Instructions to follow:
Write every line out verbatim and omit the pictures.

----------------------------------------

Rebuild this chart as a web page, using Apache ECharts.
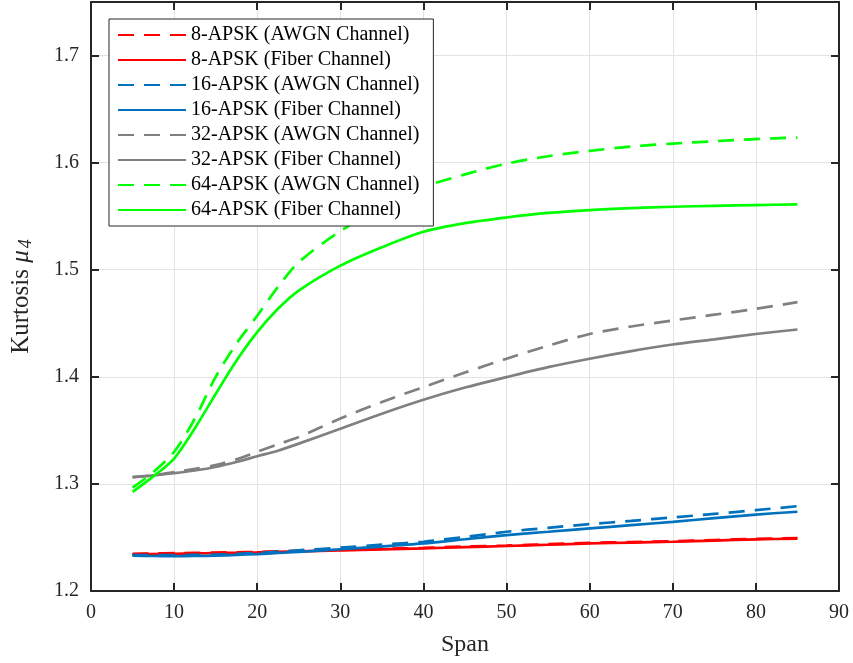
<!DOCTYPE html>
<html>
<head>
<meta charset="utf-8">
<script src="https://cdn.jsdelivr.net/npm/echarts@6/dist/echarts.min.js"></script>
<style>
html,body{margin:0;padding:0;background:#fff;}
#chart{width:853px;height:663px;}
</style>
</head>
<body>
<div id="chart"></div>
<script>
var spans = [5, 7.5, 10, 12.5, 15, 17.5, 20, 22.5, 25, 30, 35, 40, 45, 50, 55, 60, 65, 70, 75, 80, 85];

var apsk8Awgn   = [1.2347, 1.2350, 1.2353, 1.2356, 1.2359, 1.2362, 1.2365, 1.2370, 1.2375, 1.2383, 1.2393, 1.2403, 1.2415, 1.2425, 1.2437, 1.2449, 1.2457, 1.2465, 1.2476, 1.2487, 1.2495];
var apsk8Fiber  = [1.2342, 1.2345, 1.2348, 1.2351, 1.2354, 1.2357, 1.2360, 1.2365, 1.2370, 1.2378, 1.2388, 1.2398, 1.2410, 1.2420, 1.2432, 1.2444, 1.2452, 1.2460, 1.2471, 1.2482, 1.2490];
var apsk16Awgn  = [1.2335, 1.2335, 1.2335, 1.2337, 1.2340, 1.2347, 1.2355, 1.2367, 1.2380, 1.2405, 1.2433, 1.2460, 1.2505, 1.2553, 1.2590, 1.2624, 1.2655, 1.2687, 1.2720, 1.2755, 1.2792];
var apsk16Fiber = [1.2330, 1.2327, 1.2325, 1.2327, 1.2330, 1.2337, 1.2345, 1.2355, 1.2365, 1.2390, 1.2415, 1.2444, 1.2483, 1.2522, 1.2553, 1.2584, 1.2615, 1.2646, 1.2680, 1.2714, 1.2740];
var apsk32Awgn  = [1.3065, 1.3080, 1.3110, 1.3140, 1.3175, 1.3230, 1.3300, 1.3370, 1.3438, 1.3610, 1.3765, 1.3904, 1.4040, 1.4169, 1.4290, 1.4400, 1.4470, 1.4526, 1.4580, 1.4635, 1.4697];
var apsk32Fiber = [1.3060, 1.3080, 1.3100, 1.3125, 1.3158, 1.3205, 1.3258, 1.3310, 1.3376, 1.3516, 1.3656, 1.3786, 1.3900, 1.3997, 1.4090, 1.4169, 1.4240, 1.4302, 1.4350, 1.4400, 1.4442];
var apsk64Awgn  = [1.2966, 1.3110, 1.3300, 1.3610, 1.4000, 1.4310, 1.4570, 1.4840, 1.5070, 1.5360, 1.5580, 1.5770, 1.5890, 1.5990, 1.6060, 1.6110, 1.6150, 1.6178, 1.6200, 1.6220, 1.6234];
var apsk64Fiber = [1.2925, 1.3070, 1.3237, 1.3520, 1.3840, 1.4150, 1.4417, 1.4635, 1.4805, 1.5038, 1.5210, 1.5355, 1.5435, 1.5488, 1.5530, 1.5557, 1.5575, 1.5588, 1.5597, 1.5604, 1.5610];

var seriesNames = [
  '8-APSK (AWGN Channel)', '8-APSK (Fiber Channel)',
  '16-APSK (AWGN Channel)', '16-APSK (Fiber Channel)',
  '32-APSK (AWGN Channel)', '32-APSK (Fiber Channel)',
  '64-APSK (AWGN Channel)', '64-APSK (Fiber Channel)'
];
var seriesValues = [apsk8Awgn, apsk8Fiber, apsk16Awgn, apsk16Fiber, apsk32Awgn, apsk32Fiber, apsk64Awgn, apsk64Fiber];
var seriesColors = ['#FF0000', '#FF0000', '#0072BD', '#0072BD', '#808080', '#808080', '#00FF00', '#00FF00'];
var seriesDashed = [true, false, true, false, true, false, true, false];

var xTicks = {min: 0, max: 90, interval: 10};
var yTicks = {min: 1.2, max: 1.75, interval: 0.1};

var FONT = '"Liberation Serif", "Times New Roman", serif';
var AXC = '#262626';

var series = seriesNames.map(function (name, k) {
  return {
    name: name,
    type: 'line',
    xAxisIndex: 0,
    yAxisIndex: 0,
    data: spans.map(function (s, i) { return [s, seriesValues[k][i]]; }),
    showSymbol: false,
    symbol: 'none',
    smooth: 0.3,
    lineStyle: {
      color: seriesColors[k],
      width: 2.7,
      type: seriesDashed[k] ? [16, 10] : 'solid'
    },
    itemStyle: {color: seriesColors[k]},
    emphasis: {disabled: true},
    animation: false
  };
});

function frameAxis(pos, extra) {
  var a = {
    type: 'value',
    position: pos,
    axisLine: {show: true, onZero: false, lineStyle: {color: AXC, width: 2}},
    axisTick: {show: true, inside: true, length: 8, lineStyle: {color: AXC, width: 2}},
    axisLabel: {show: false},
    splitLine: {show: false}
  };
  for (var k in extra) a[k] = extra[k];
  return a;
}

var chart = echarts.init(document.getElementById('chart'), null, {renderer: 'canvas'});
chart.setOption({
  backgroundColor: '#ffffff',
  animation: false,
  grid: {left: 91, right: 14, top: 2, bottom: 72, containLabel: false},
  legend: {
    orient: 'vertical',
    left: 109,
    top: 19,
    padding: [6, 14, 6, 8],
    itemWidth: 68,
    itemHeight: 14,
    itemGap: 5,
    backgroundColor: '#ffffff',
    borderColor: AXC,
    borderWidth: 1,
    itemStyle: {color: 'rgba(0,0,0,0)', borderWidth: 0, opacity: 0},
    textStyle: {fontFamily: FONT, fontSize: 20, color: '#000', lineHeight: 20},
    data: seriesNames
  },
  xAxis: [
    frameAxis('bottom', {
      min: xTicks.min, max: xTicks.max, interval: xTicks.interval,
      name: 'Span',
      nameLocation: 'middle',
      nameGap: 42,
      nameTextStyle: {fontFamily: FONT, fontSize: 24, color: '#262626'},
      axisLabel: {fontFamily: FONT, fontSize: 20, color: '#262626', margin: 12},
      splitLine: {show: true, lineStyle: {color: '#e3e3e3', width: 1}}
    }),
    frameAxis('top', {min: xTicks.min, max: xTicks.max, interval: xTicks.interval})
  ],
  yAxis: [
    frameAxis('left', {
      min: yTicks.min, max: yTicks.max, interval: yTicks.interval,
      name: 'Kurtosis {i|μ}{s|4}',
      nameLocation: 'middle',
      nameGap: 56,
      nameRotate: 90,
      nameTextStyle: {
        fontFamily: FONT, fontSize: 25, color: '#262626',
        rich: {
          i: {fontFamily: FONT, fontSize: 25, fontStyle: 'italic', color: '#262626', padding: [0, 2, 0, 0]},
          s: {fontFamily: FONT, fontSize: 18, fontStyle: 'italic', color: '#262626', verticalAlign: 'bottom', padding: [10, 0, 0, 0]}
        }
      },
      axisLabel: {
        fontFamily: FONT, fontSize: 20, color: '#262626', margin: 12,
        showMaxLabel: false,
        formatter: function (v) { return v.toFixed(1); }
      },
      splitLine: {show: true, lineStyle: {color: '#e3e3e3', width: 1}}
    }),
    frameAxis('right', {min: yTicks.min, max: yTicks.max, interval: yTicks.interval})
  ],
  series: series
});
</script>
</body>
</html>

----------------------------------------

Full solution:
Rebuild this chart as a web page, using Apache ECharts.
<!DOCTYPE html>
<html>
<head>
<meta charset="utf-8">
<script src="https://cdn.jsdelivr.net/npm/echarts@6/dist/echarts.min.js"></script>
<style>
html,body{margin:0;padding:0;background:#fff;}
#chart{width:853px;height:663px;}
</style>
</head>
<body>
<div id="chart"></div>
<script>
var spans = [5, 7.5, 10, 12.5, 15, 17.5, 20, 22.5, 25, 30, 35, 40, 45, 50, 55, 60, 65, 70, 75, 80, 85];

var apsk8Awgn   = [1.2347, 1.2350, 1.2353, 1.2356, 1.2359, 1.2362, 1.2365, 1.2370, 1.2375, 1.2383, 1.2393, 1.2403, 1.2415, 1.2425, 1.2437, 1.2449, 1.2457, 1.2465, 1.2476, 1.2487, 1.2495];
var apsk8Fiber  = [1.2342, 1.2345, 1.2348, 1.2351, 1.2354, 1.2357, 1.2360, 1.2365, 1.2370, 1.2378, 1.2388, 1.2398, 1.2410, 1.2420, 1.2432, 1.2444, 1.2452, 1.2460, 1.2471, 1.2482, 1.2490];
var apsk16Awgn  = [1.2335, 1.2335, 1.2335, 1.2337, 1.2340, 1.2347, 1.2355, 1.2367, 1.2380, 1.2405, 1.2433, 1.2460, 1.2505, 1.2553, 1.2590, 1.2624, 1.2655, 1.2687, 1.2720, 1.2755, 1.2792];
var apsk16Fiber = [1.2330, 1.2327, 1.2325, 1.2327, 1.2330, 1.2337, 1.2345, 1.2355, 1.2365, 1.2390, 1.2415, 1.2444, 1.2483, 1.2522, 1.2553, 1.2584, 1.2615, 1.2646, 1.2680, 1.2714, 1.2740];
var apsk32Awgn  = [1.3065, 1.3080, 1.3110, 1.3140, 1.3175, 1.3230, 1.3300, 1.3370, 1.3438, 1.3610, 1.3765, 1.3904, 1.4040, 1.4169, 1.4290, 1.4400, 1.4470, 1.4526, 1.4580, 1.4635, 1.4697];
var apsk32Fiber = [1.3060, 1.3080, 1.3100, 1.3125, 1.3158, 1.3205, 1.3258, 1.3310, 1.3376, 1.3516, 1.3656, 1.3786, 1.3900, 1.3997, 1.4090, 1.4169, 1.4240, 1.4302, 1.4350, 1.4400, 1.4442];
var apsk64Awgn  = [1.2966, 1.3110, 1.3300, 1.3610, 1.4000, 1.4310, 1.4570, 1.4840, 1.5070, 1.5360, 1.5580, 1.5770, 1.5890, 1.5990, 1.6060, 1.6110, 1.6150, 1.6178, 1.6200, 1.6220, 1.6234];
var apsk64Fiber = [1.2925, 1.3070, 1.3237, 1.3520, 1.3840, 1.4150, 1.4417, 1.4635, 1.4805, 1.5038, 1.5210, 1.5355, 1.5435, 1.5488, 1.5530, 1.5557, 1.5575, 1.5588, 1.5597, 1.5604, 1.5610];

var seriesNames = [
  '8-APSK (AWGN Channel)', '8-APSK (Fiber Channel)',
  '16-APSK (AWGN Channel)', '16-APSK (Fiber Channel)',
  '32-APSK (AWGN Channel)', '32-APSK (Fiber Channel)',
  '64-APSK (AWGN Channel)', '64-APSK (Fiber Channel)'
];
var seriesValues = [apsk8Awgn, apsk8Fiber, apsk16Awgn, apsk16Fiber, apsk32Awgn, apsk32Fiber, apsk64Awgn, apsk64Fiber];
var seriesColors = ['#FF0000', '#FF0000', '#0072BD', '#0072BD', '#808080', '#808080', '#00FF00', '#00FF00'];
var seriesDashed = [true, false, true, false, true, false, true, false];

var xTicks = {min: 0, max: 90, interval: 10};
var yTicks = {min: 1.2, max: 1.75, interval: 0.1};

var FONT = '"Liberation Serif", "Times New Roman", serif';
var AXC = '#262626';

var series = seriesNames.map(function (name, k) {
  return {
    name: name,
    type: 'line',
    xAxisIndex: 0,
    yAxisIndex: 0,
    data: spans.map(function (s, i) { return [s, seriesValues[k][i]]; }),
    showSymbol: false,
    symbol: 'none',
    smooth: 0.3,
    lineStyle: {
      color: seriesColors[k],
      width: 2.7,
      type: seriesDashed[k] ? [16, 10] : 'solid'
    },
    itemStyle: {color: seriesColors[k]},
    emphasis: {disabled: true},
    animation: false
  };
});

function frameAxis(pos, extra) {
  var a = {
    type: 'value',
    position: pos,
    axisLine: {show: true, onZero: false, lineStyle: {color: AXC, width: 2}},
    axisTick: {show: true, inside: true, length: 8, lineStyle: {color: AXC, width: 2}},
    axisLabel: {show: false},
    splitLine: {show: false}
  };
  for (var k in extra) a[k] = extra[k];
  return a;
}

var chart = echarts.init(document.getElementById('chart'), null, {renderer: 'canvas'});
chart.setOption({
  backgroundColor: '#ffffff',
  animation: false,
  grid: {left: 91, right: 14, top: 2, bottom: 72, containLabel: false},
  legend: {
    orient: 'vertical',
    left: 109,
    top: 19,
    padding: [6, 14, 6, 8],
    itemWidth: 68,
    itemHeight: 14,
    itemGap: 5,
    backgroundColor: '#ffffff',
    borderColor: AXC,
    borderWidth: 1,
    itemStyle: {color: 'rgba(0,0,0,0)', borderWidth: 0, opacity: 0},
    textStyle: {fontFamily: FONT, fontSize: 20, color: '#000', lineHeight: 20},
    data: seriesNames
  },
  xAxis: [
    frameAxis('bottom', {
      min: xTicks.min, max: xTicks.max, interval: xTicks.interval,
      name: 'Span',
      nameLocation: 'middle',
      nameGap: 42,
      nameTextStyle: {fontFamily: FONT, fontSize: 24, color: '#262626'},
      axisLabel: {fontFamily: FONT, fontSize: 20, color: '#262626', margin: 12},
      splitLine: {show: true, lineStyle: {color: '#e3e3e3', width: 1}}
    }),
    frameAxis('top', {min: xTicks.min, max: xTicks.max, interval: xTicks.interval})
  ],
  yAxis: [
    frameAxis('left', {
      min: yTicks.min, max: yTicks.max, interval: yTicks.interval,
      name: 'Kurtosis {i|μ}{s|4}',
      nameLocation: 'middle',
      nameGap: 56,
      nameRotate: 90,
      nameTextStyle: {
        fontFamily: FONT, fontSize: 25, color: '#262626',
        rich: {
          i: {fontFamily: FONT, fontSize: 25, fontStyle: 'italic', color: '#262626', padding: [0, 2, 0, 0]},
          s: {fontFamily: FONT, fontSize: 18, fontStyle: 'italic', color: '#262626', verticalAlign: 'bottom', padding: [10, 0, 0, 0]}
        }
      },
      axisLabel: {
        fontFamily: FONT, fontSize: 20, color: '#262626', margin: 12,
        showMaxLabel: false,
        formatter: function (v) { return v.toFixed(1); }
      },
      splitLine: {show: true, lineStyle: {color: '#e3e3e3', width: 1}}
    }),
    frameAxis('right', {min: yTicks.min, max: yTicks.max, interval: yTicks.interval})
  ],
  series: series
});
</script>
</body>
</html>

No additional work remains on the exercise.